“I didn’t know anything about it until I saw that tweet from STV News,” says Richardson, 45, proprietor of The Bay in the picturesque Scottish port of Stonehaven. What’s more his position at number 31 in the Lonely Planet travel guide’s list of the world’s top 500 food experiences put his fish and chips above every other British entry, including Fortnum & Mason’s Scotch egg and Heston Blumenthal’s three Michelin-starred fare at the Fat Duck restaurant in Bray, Berkshire.
Not surprisingly locals and tourists alike are flocking to his takeaway-only shop on the Beach Promenade in Stonehaven (population 11,600), where he sells an impressive 1,000 servings a day, seven days a week, with haddock and chips “the bestseller by a mile”. No wonder the staff headcount has spiralled to 20 from the team of fi ve that launched The Bay 12 years ago this month.

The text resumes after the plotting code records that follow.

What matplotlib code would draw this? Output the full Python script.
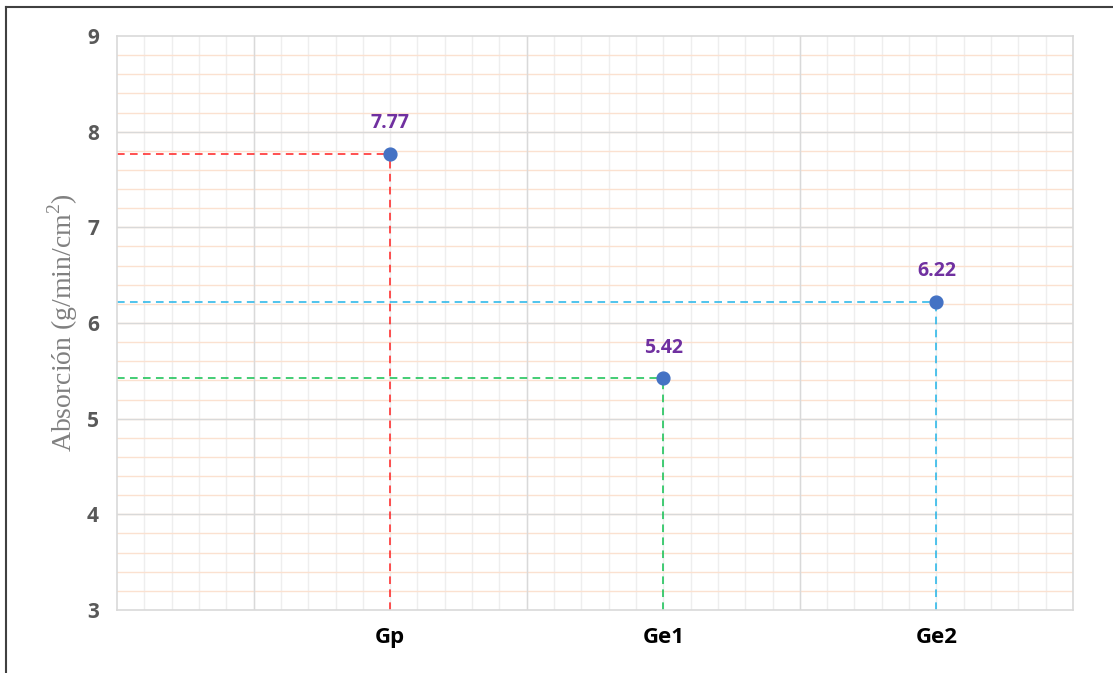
import numpy as np
import matplotlib.pyplot as plt
from matplotlib.lines import Line2D

# data
categories = ['Gp', 'Ge1', 'Ge2']
absorcion = [7.77, 5.42, 6.22]
labels = ['7.77', '5.42', '6.22']
guide_colors = ['#ff2020', '#10c050', '#20b4e8']

plt.rcParams['mathtext.fontset'] = 'custom'
plt.rcParams['mathtext.rm'] = 'Liberation Serif'

xpos = np.arange(1, len(categories) + 1)

fig = plt.figure(figsize=(11.13, 6.73), dpi=100)
ax = fig.add_axes([117/1113, 63/673, 956/1113, 574/673])
ax.set_xlim(0, 3.5)
ax.set_ylim(3, 9)

# grid: minor first, then major
for xv in np.arange(0.1, 3.5, 0.1):
    ax.axvline(xv, color='#eeeeee', lw=1, zorder=0)
for yv in np.arange(3.2, 9, 0.2):
    ax.axhline(yv, color='#fbe1d0', lw=1, zorder=0)
for xv in np.arange(0.5, 3.6, 1.0):
    ax.axvline(xv, color='#d9d9d9', lw=1, zorder=0.5)
for yv in np.arange(4, 9, 1):
    ax.axhline(yv, color='#d9d9d9', lw=1, zorder=0.5)

for s in ax.spines.values():
    s.set_color('#d9d9d9')
    s.set_linewidth(1.2)

# dashed guide lines
for x, y, c in zip(xpos, absorcion, guide_colors):
    ax.plot([0, x], [y, y], ls=(0, (5, 3.5)), color=c, lw=1.1, zorder=2)
    ax.plot([x, x], [3, y], ls=(0, (5, 3.5)), color=c, lw=1.1, zorder=2)

ax.scatter(xpos, absorcion, s=85, color='#4472c4', zorder=3)
for x, y, t in zip(xpos, absorcion, labels):
    ax.annotate(t, (x, y), xytext=(0, 22), textcoords='offset points',
                ha='center', va='center', fontsize=14, fontweight='bold',
                color='#7030a0', family='Open Sans')

ax.set_xticks(xpos)
ax.set_xticklabels(categories, fontsize=16, fontweight='bold', color='black', family='Open Sans')
ax.set_yticks(np.arange(3, 10, 1))
ax.set_yticklabels([str(v) for v in range(3, 10)], fontsize=15, fontweight='bold',
                   color='#595959', family='Open Sans')
ax.tick_params(axis='both', length=0)
ax.tick_params(axis='x', pad=12)
ax.tick_params(axis='y', pad=13)

ax.set_ylabel('Absorción (g/min/cm$^2$)', family='Liberation Serif', fontsize=20,
              color='#808080', labelpad=5)

# screenshot frame (left and top edges)
fig.add_artist(Line2D([6/1113, 6/1113], [0, 1 - 7/673], color='#404040', lw=1.5))
fig.add_artist(Line2D([6/1113, 1], [1 - 7/673, 1 - 7/673], color='#404040', lw=1.5))

fig.savefig('out.png', dpi=100)
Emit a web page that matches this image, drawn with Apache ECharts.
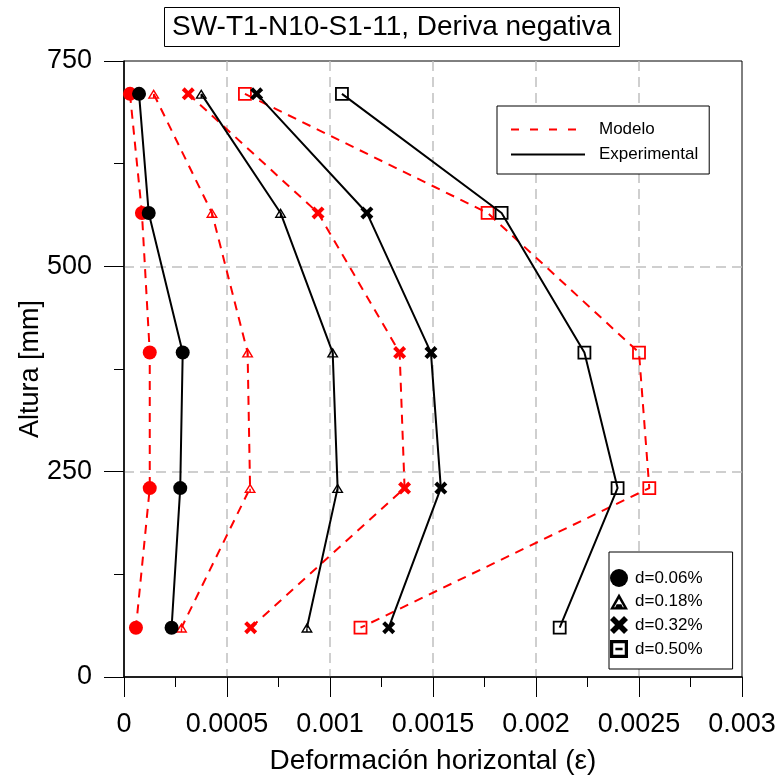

Mindful of his cosmopolitan clientele, Richardson produces menus in a range of foreign languages and even a version in braille.
“The tourist season has really changed,” he says.
“It used to be April to September whereas now it is nearly all year round to be honest. With the pound being so weak against the euro we really do get a lot of visitors.”
One of the features of The Bay that appealed to the judges was its commitment to sustain ability. The starch from the potatoes is collected with a special piece of kit and returned to the farmer to feed his livestock and it sources almost 90 per cent of ingredients locally – white fish from the trawlers that pull into Peterhead harbour 50 miles to the north and shellfish such as lobster from local Stonehaven pots.
He can even name the boat that your fish came in from.
“We get our scampi from Jimmy Buchan, the skipper of The Amity that was in the Trawlermen TV series,” says Richardson.
“He hand-peels scampi for me. And this week I’ve had on fresh local lobsters. I’ll put them on again this weekend actually. So we just try to keep it fresh and interesting.”
All this hard work and attention to detail has paid off. The Bay’s website lists no fewer than 44 awards, including Best New Foodservice Product for its fishcakes and Fish and Chip Shop of the Year.
But it was the Young Fish Frier of the Year award Richardson won in 2004 that gave him the confidence to sell up a chippy on Stonehaven’s high street called The Carron – the shop that invented the deep-fried Mars bar in 1995 – and invest in a property on the seafront.
The gamble quickly paid off and The Bay caught the attention of the organisers of the Hankyu British Fair, a prestigious showcase of UK products laid on each year by one of Japan’s leading department stores, when it was named the best fish and chip shop in the country in 2013.
They invited Richardson to succeed the fivestar Savoy Hotel as the host of a pop-up restaurant.
“I exported all the fish from here. I got my fish supplier to cut it for me, portion it up and send it out to Japan. Then I went out there and created fish and chips for them using my own bespoke batter and my own bespoke curry sauce.”
He went on to shift 4,000 fish suppers and 2,000 Bay Burgers in one six-day period. Indeed it went so well that he was asked back the next year and the year after that and was soon being asked by other Japanese companies to work on similar projects. But perhaps his most memorable invitation came out of the blue one day in 2013.
“I got a phone call from the Sustainable Restaurant Association and Raymond Blanc [chef patron of the celebrated Le Manoir Aux Quat’Saisons and president of the SRA] invited me to cook for the SRA Awards ceremony. They wanted fish and chips in the middle of London. That was a real honour for me. You never think you’re going to do that.”
Since then he has become something of a globe-trotting ambassador for a new-look industry, flying around the world encouraging a new generation of hospitality workers and breaking down negative stereotypes about fast food. From Japan to America he gives presentations on sustainability and the importance of championing local produce – showing other businesses how easy it is to go green with a bit of creativity and hard work.
But this week he is back in his home town where he is something of a pillar of the community. He supports charities such as the Fishermen’s Mission and Help For Heroes and offers free fish and chips to a local care home for the elderly and helps to raise awareness of those living with dementia and Alzheimer’s disease.
However the cause perhaps closest to his heart is the local lifeboat, whose crew is given “a whole stack of bacon and sausages” every week.
“I believe in looking after these people because at the end of the day the water’s on my doorstep,” he explains.
“I was an engineer in the Royal Navy for nine years from the age of 16. The fishermen go out there and risk their lives and I understand the importance of protecting people.”